Burmese Days: Caged
by Bob Moses
Being open to chance places unusual demands on the other band members: in Burma songs, the melody line is often advanced by the bass, and drums aren’t simply timekeeping but fully expressive — and sometimes hold the entire endeavor together as it promises to descend into incoherence. Hence, the early complaint that Burma would be a great band if all three members played the same song at the same time. In Our Band Could Be Your Life, Michael Azerrad quotes Peter Prescott as saying, “… Roger’s stuff was much more sort of analytical — angular parts and quick changes… It was almost, not John Cage, but almost that kind of a look at rock.” The reference to Cage wasn’t offhand or ill-considered. From Roger's time as a music composition student in Michigan, Cage had long been an influence and a guide whose mark was felt in his later work for prepared and looped piano, in his drawings, as well as his playing in Burma. And the man did name his son Chance, after all.
In 1988, Roger, Martin and I attended John Cage’s Norton lectures at Harvard, an event we greatly anticipated. Roger and Martin were both involved in Birdsongs of the Mesozoic, a post-rock, keyboard-based ensemble (Martin played guitar – and, unlike in Burma, appeared onstage, though never entirely comfortably). Birdsongs was informed by minimalist composition, Brian Eno in both his ambient and prog rock guises, and percussive rhythms. (Birdsongs’s Ace of Hearts recordings will be re-released by Cuneiform Records this fall.) Roger had also pursued his solo Maximum Electric Piano performances, bringing prepared piano (a Cage invention), and his looping, spiraling playing to rock clubs, galleries and concert halls. I was working out my own response to the bounds of rock bands, writing music with a World War II portable army pump organ on loan from Roger (he had used it to busk in the Boston subways), and inspired by sharing Martin’s reading and listening. In 1984, as he was finding his post-Burma footing, Roger and I collaborated on a video/music composition using Cage’s "Fontana Mix." We used Cage’s graphs and strategy to plot image and sound: from a set universe of images and possible sounds, the grid dictated the order, the length, volume, and other variables. The piece, which we called Forhuna Vich (the result of chance procedures applied to the name Fontana Mix), was shown at Roger’s first solo piano performance at Boston’s Basement Gallery on June 16, 1984. Suffice it to say the Harvard lecture series was a chance to see a real hero.

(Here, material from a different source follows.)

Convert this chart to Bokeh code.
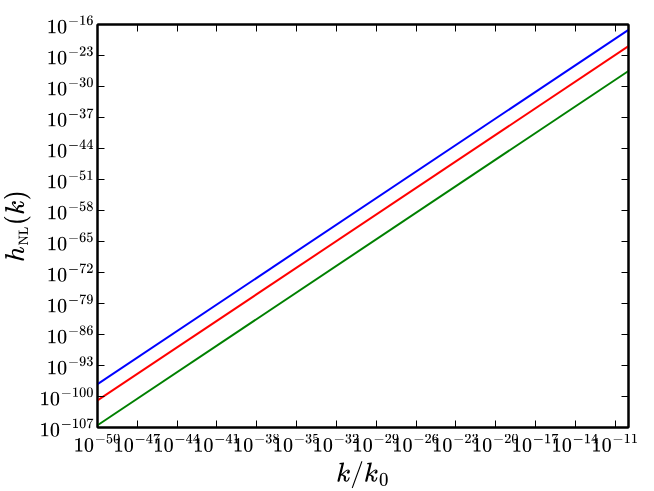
from bokeh.plotting import figure
from bokeh.models import LogAxis, FixedTicker, Range1d, CustomJSTickFormatter
from bokeh.embed import file_html
from bokeh.resources import INLINE

# data (log-log straight lines)
k = [1e-50, 1e-10]
h_blue = [10**-97.2, 10**-17.2]
h_red = [10**-100.9, 10**-20.9]
h_green = [10**-106.5, 10**-26.5]

x_exps = list(range(-50, -10, 3))
y_exps = list(range(-107, -15, 7))
x_ticks = [10.0**e for e in x_exps]
y_ticks = [10.0**e for e in y_exps]
x_labels = {10.0**e: "$$10^{%d}$$" % e for e in x_exps}
y_labels = {10.0**e: "$$10^{%d}$$" % e for e in y_exps}

p = figure(width=654, height=491, x_axis_type="log", y_axis_type="log",
           x_range=Range1d(1e-50, 1e-10), y_range=Range1d(1e-107, 1e-16),
           output_backend="svg", toolbar_location=None,
           min_border_left=88, min_border_right=26, min_border_top=24, min_border_bottom=62)

p.line(k, h_blue, line_color="#0000ff", line_width=2)
p.line(k, h_red, line_color="#ff0000", line_width=2)
p.line(k, h_green, line_color="#008000", line_width=2)

p.grid.visible = False
p.outline_line_color = "black"
p.outline_line_width = 2
p.background_fill_color = "white"
p.border_fill_color = "white"

def style(ax, ticks, labels, show):
    ax.ticker = FixedTicker(ticks=ticks, minor_ticks=[])
    ax.major_tick_in = 7
    ax.major_tick_out = 0
    ax.minor_tick_in = 0
    ax.minor_tick_out = 0
    ax.major_tick_line_color = "black"
    ax.major_tick_line_width = 1
    ax.axis_line_color = "black"
    ax.axis_line_width = 2
    if show:
        ax.major_label_overrides = labels
        ax.major_label_text_font_size = "16px"
        ax.major_label_text_color = "black"
        ax.major_label_standoff = 6
    else:
        ax.formatter = CustomJSTickFormatter(code="return ''")
        ax.major_label_standoff = 0

style(p.xaxis[0], x_ticks, x_labels, True)
style(p.yaxis[0], y_ticks, y_labels, True)
p.yaxis[0].major_label_standoff = 3
p.xaxis[0].axis_label = r"$$k/k_0$$"
p.yaxis[0].axis_label = r"$$h_{\scriptscriptstyle\rm NL}(k)$$"
for ax in (p.xaxis[0], p.yaxis[0]):
    ax.axis_label_text_font_size = "22px"
    ax.axis_label_text_color = "black"
    ax.axis_label_standoff = 6

top = LogAxis()
right = LogAxis()
style(top, x_ticks, None, False)
style(right, y_ticks, None, False)
p.add_layout(top, "above")
p.add_layout(right, "right")

open("out.html", "w").write(file_html(p, INLINE))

Miller and Moses at Basement Gallery opening, June 1984
Cage anticipated the emergence of amplified rock, particularly the cacophony of bands on Burma’s wavelength. In The Rest is Noise, Alex Ross quotes a 1937 Cage manifesto: “I believe that the use of noise to make music will continue and increase until we reach a music produced through the aid of electrical instruments which will make available for musical purposes any and all sounds that can be heard.” Cage’s most famous accomplishment, the breakthrough of 4’ 33” that enshrined silence as a platform for experience, is merely the logical extension of his central idea of ceding control. That openness, and bravery, was on display at Harvard.